WHAT YOU HAVE TO DO:
Repeat the lines of the data that follow, please, starting at the first and stopping after the one with "from bokeh.resources import INLINE".

THE DATA:
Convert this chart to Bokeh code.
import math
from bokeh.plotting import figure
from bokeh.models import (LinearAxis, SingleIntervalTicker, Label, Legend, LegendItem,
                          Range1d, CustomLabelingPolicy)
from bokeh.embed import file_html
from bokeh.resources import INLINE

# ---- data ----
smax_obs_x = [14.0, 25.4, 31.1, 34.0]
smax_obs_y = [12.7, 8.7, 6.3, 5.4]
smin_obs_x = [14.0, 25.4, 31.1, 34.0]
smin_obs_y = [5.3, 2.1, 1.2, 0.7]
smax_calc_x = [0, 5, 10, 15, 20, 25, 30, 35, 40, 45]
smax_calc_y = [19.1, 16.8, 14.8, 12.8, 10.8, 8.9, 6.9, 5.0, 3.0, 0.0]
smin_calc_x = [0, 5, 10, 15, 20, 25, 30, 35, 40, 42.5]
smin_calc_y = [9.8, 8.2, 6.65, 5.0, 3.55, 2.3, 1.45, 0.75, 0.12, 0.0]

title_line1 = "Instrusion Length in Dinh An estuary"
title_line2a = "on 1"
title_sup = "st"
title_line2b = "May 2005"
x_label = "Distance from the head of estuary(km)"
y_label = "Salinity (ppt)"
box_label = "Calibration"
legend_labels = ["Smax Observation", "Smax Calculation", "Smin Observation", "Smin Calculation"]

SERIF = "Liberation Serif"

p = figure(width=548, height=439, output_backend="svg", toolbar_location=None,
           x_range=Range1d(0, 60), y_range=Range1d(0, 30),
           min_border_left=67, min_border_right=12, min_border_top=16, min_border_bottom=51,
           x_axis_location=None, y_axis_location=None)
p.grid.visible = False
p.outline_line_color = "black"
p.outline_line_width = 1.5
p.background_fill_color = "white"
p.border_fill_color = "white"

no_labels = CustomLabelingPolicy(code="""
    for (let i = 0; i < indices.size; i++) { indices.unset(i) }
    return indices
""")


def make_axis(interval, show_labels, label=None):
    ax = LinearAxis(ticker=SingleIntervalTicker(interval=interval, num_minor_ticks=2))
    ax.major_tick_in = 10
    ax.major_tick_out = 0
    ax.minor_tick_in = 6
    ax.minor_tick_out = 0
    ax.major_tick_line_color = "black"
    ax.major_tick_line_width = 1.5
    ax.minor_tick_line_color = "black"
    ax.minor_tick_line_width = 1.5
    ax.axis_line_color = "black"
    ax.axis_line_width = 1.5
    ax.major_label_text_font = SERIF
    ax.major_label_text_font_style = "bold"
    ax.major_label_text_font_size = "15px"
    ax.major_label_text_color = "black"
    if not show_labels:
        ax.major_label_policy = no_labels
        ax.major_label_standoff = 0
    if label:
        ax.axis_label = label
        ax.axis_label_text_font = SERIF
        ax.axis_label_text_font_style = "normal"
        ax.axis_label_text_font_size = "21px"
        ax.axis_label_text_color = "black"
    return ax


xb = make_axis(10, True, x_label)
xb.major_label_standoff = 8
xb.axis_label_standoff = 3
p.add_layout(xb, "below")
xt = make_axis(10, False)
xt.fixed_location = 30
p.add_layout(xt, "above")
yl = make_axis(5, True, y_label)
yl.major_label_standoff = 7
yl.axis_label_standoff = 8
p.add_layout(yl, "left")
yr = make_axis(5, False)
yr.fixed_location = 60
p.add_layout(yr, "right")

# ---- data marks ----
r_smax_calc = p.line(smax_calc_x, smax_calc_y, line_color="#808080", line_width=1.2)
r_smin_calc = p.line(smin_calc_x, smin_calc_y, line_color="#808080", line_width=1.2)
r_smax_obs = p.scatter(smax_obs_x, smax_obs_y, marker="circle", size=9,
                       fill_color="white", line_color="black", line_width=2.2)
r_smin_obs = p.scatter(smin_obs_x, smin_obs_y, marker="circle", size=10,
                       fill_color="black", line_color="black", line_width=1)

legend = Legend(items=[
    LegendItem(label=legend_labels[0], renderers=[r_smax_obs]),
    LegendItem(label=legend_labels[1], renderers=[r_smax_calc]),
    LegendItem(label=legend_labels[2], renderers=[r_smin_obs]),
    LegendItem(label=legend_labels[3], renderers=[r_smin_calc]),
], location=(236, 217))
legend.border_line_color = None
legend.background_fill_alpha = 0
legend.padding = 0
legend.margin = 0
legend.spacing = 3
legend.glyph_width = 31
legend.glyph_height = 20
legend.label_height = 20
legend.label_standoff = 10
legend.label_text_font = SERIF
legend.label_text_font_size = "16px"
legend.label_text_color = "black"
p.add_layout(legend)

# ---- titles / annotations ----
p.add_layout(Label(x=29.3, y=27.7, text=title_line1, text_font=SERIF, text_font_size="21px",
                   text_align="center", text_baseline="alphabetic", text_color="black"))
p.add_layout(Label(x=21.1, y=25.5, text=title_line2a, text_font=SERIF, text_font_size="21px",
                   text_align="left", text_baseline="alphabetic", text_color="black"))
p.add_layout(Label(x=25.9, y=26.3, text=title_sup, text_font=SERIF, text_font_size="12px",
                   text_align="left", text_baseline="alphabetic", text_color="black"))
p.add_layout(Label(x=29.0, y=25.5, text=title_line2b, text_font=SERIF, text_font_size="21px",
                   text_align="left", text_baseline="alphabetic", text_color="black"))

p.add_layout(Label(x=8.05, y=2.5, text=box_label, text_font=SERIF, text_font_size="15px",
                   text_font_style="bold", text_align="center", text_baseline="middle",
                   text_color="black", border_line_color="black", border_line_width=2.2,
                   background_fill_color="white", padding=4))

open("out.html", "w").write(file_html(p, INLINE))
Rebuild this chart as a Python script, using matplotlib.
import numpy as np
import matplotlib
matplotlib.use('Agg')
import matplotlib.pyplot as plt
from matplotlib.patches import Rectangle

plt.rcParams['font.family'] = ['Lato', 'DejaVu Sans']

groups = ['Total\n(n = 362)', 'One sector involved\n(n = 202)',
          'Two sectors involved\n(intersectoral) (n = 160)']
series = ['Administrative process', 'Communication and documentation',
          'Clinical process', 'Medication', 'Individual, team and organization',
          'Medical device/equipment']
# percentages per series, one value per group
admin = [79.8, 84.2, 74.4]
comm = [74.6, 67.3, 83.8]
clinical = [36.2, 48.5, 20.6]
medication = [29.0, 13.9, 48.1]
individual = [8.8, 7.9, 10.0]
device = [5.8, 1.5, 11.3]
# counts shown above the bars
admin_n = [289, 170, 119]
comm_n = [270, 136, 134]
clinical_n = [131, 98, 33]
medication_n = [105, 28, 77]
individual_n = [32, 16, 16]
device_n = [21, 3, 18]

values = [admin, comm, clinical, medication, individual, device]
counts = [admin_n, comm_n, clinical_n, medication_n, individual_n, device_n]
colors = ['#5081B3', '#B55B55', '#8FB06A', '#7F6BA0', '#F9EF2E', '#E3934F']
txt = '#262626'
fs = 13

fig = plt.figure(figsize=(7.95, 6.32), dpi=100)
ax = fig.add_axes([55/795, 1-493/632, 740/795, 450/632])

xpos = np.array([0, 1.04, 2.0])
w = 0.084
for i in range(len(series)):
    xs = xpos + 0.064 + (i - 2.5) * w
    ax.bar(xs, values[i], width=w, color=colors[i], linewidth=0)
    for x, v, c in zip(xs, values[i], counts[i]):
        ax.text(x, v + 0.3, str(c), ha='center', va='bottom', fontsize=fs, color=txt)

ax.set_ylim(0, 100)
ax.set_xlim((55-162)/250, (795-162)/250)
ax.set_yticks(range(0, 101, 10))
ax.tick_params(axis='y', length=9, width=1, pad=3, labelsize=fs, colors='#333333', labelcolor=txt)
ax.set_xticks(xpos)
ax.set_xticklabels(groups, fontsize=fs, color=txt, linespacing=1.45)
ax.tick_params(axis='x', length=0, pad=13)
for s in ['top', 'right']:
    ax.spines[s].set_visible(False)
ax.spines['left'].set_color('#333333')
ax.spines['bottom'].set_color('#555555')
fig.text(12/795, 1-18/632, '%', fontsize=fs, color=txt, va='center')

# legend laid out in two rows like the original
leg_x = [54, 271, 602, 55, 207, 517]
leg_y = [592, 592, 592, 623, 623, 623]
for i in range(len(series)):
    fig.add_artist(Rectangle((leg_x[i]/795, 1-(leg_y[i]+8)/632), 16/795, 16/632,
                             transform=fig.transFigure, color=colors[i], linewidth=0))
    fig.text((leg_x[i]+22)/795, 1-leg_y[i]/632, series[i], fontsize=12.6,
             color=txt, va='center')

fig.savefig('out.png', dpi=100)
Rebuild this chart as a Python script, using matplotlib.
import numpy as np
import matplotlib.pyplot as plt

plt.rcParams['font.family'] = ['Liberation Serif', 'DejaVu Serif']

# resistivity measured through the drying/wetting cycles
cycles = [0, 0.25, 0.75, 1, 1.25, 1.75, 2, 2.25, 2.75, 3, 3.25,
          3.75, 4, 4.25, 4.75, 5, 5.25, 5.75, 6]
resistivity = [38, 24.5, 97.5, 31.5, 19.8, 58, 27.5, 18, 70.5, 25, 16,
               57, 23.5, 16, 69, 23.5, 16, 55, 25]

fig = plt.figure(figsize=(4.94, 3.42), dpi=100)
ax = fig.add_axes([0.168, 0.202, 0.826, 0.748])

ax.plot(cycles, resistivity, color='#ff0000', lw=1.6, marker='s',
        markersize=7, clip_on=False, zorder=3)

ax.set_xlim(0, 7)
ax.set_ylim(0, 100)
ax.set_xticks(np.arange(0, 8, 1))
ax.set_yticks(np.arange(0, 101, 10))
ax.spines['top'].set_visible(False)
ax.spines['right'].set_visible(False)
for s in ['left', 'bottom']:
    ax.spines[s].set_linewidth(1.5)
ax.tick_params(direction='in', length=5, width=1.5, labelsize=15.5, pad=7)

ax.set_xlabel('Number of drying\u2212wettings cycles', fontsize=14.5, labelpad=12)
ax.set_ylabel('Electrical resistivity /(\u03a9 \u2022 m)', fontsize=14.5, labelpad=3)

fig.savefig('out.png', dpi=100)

WRITTEN RESPONSE:
Convert this chart to Bokeh code.
import math
from bokeh.plotting import figure
from bokeh.models import (LinearAxis, SingleIntervalTicker, Label, Legend, LegendItem,
                          Range1d, CustomLabelingPolicy)
from bokeh.embed import file_html
from bokeh.resources import INLINE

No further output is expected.